Produce word for word the lines of the data below running from the one that has "Give me the" to the one that has "Chart.register(...registerables);", inclusive, and no others.

======== THE RECORDS

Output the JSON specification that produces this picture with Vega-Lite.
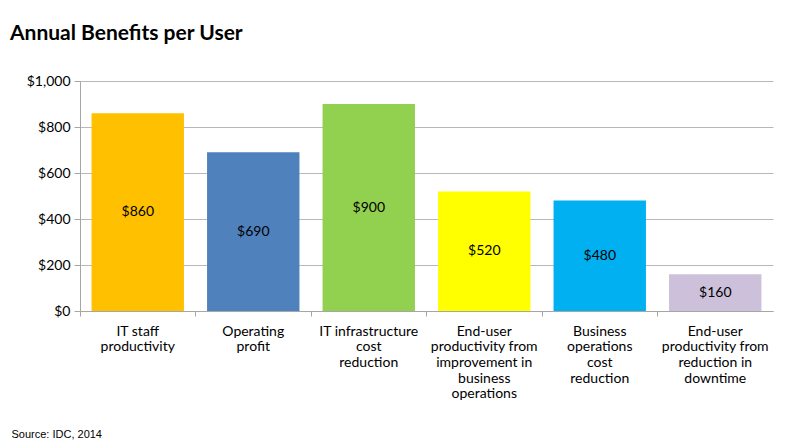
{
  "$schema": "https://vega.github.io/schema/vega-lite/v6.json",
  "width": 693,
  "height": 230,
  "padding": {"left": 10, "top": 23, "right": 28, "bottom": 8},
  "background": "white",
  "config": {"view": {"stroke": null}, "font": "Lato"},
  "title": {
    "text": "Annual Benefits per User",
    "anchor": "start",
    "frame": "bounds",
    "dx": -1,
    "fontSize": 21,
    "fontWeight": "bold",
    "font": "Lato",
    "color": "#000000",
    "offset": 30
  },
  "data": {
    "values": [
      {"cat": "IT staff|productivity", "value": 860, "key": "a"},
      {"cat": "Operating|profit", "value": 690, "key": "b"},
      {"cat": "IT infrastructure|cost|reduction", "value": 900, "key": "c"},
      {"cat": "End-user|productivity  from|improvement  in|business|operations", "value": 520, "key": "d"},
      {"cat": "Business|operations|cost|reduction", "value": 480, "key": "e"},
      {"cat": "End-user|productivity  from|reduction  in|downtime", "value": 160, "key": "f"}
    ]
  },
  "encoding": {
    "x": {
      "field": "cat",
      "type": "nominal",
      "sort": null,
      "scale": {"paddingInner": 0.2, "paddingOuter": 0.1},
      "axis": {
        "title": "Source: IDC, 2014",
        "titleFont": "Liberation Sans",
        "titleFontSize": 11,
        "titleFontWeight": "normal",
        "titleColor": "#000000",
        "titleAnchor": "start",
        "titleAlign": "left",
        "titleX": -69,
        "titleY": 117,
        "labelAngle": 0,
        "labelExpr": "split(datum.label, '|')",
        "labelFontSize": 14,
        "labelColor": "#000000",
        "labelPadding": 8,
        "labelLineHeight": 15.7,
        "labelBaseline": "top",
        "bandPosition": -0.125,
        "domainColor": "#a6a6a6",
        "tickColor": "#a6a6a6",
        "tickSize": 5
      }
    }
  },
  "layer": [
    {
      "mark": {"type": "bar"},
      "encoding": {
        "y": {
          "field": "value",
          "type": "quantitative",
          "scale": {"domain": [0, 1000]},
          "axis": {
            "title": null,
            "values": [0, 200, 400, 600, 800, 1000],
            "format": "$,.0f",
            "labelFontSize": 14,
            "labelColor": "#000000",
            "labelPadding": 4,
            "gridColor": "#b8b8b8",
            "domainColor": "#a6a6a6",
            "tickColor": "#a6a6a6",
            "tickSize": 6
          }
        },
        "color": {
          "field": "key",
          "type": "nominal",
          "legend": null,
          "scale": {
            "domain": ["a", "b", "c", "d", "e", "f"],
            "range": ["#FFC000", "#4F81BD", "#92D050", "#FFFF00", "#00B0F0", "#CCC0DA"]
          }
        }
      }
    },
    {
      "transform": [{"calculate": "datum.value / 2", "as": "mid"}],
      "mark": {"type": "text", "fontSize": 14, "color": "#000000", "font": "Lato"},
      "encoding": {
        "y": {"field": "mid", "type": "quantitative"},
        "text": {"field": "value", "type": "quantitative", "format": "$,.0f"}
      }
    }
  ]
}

================
======== THE RECORDS

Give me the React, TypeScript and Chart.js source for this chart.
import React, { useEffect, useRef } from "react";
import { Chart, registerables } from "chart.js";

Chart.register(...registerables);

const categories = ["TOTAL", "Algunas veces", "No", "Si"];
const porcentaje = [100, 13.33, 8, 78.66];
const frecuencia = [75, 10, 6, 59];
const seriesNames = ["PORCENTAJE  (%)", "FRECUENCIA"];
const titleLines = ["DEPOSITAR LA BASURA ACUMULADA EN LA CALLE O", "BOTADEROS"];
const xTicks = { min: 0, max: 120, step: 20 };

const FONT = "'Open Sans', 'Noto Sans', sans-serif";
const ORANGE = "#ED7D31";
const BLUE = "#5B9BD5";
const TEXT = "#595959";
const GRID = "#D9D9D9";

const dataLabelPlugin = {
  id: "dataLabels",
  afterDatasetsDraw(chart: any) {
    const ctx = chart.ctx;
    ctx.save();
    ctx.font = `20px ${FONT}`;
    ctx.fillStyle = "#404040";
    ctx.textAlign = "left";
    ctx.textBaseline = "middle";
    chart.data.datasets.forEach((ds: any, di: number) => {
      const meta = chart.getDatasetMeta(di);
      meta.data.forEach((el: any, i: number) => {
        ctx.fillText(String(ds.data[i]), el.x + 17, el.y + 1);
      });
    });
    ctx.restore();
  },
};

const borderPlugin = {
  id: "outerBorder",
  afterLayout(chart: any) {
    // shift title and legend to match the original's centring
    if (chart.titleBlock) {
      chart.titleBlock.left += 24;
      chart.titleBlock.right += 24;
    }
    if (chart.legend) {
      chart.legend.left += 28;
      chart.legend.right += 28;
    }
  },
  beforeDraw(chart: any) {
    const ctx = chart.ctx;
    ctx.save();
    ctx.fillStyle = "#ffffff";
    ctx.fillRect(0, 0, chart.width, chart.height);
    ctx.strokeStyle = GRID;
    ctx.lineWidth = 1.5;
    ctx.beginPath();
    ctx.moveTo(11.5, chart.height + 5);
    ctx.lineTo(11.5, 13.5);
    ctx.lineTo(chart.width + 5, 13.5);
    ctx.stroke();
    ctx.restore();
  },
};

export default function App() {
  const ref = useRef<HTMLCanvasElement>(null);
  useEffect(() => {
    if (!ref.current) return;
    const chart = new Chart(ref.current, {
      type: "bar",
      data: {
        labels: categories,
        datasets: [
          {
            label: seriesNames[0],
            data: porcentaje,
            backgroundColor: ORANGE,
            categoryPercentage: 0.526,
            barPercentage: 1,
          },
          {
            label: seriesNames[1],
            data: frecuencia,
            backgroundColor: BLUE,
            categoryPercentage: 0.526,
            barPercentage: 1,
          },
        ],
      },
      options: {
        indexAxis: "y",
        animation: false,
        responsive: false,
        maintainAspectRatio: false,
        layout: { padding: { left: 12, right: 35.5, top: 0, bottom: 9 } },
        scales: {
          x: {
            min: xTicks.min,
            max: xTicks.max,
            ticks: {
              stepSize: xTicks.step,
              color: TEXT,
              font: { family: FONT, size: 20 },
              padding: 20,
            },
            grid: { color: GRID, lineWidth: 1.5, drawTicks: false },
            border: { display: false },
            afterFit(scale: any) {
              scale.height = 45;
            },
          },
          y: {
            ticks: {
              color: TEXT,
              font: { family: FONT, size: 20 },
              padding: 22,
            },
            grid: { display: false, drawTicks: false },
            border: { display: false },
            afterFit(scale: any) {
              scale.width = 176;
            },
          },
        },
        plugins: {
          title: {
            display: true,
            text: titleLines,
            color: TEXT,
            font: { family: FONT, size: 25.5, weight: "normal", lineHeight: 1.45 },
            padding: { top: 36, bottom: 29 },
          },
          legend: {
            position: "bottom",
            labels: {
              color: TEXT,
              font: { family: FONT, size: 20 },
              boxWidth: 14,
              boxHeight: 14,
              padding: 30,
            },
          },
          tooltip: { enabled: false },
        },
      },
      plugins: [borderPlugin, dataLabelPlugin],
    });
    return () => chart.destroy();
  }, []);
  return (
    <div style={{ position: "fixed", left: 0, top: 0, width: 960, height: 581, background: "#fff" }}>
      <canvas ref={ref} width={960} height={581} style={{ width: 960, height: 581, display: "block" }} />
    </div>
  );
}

================

-- IN RESPONSE --
Give me the React, TypeScript and Chart.js source for this chart.
import React, { useEffect, useRef } from "react";
import { Chart, registerables } from "chart.js";

Chart.register(...registerables);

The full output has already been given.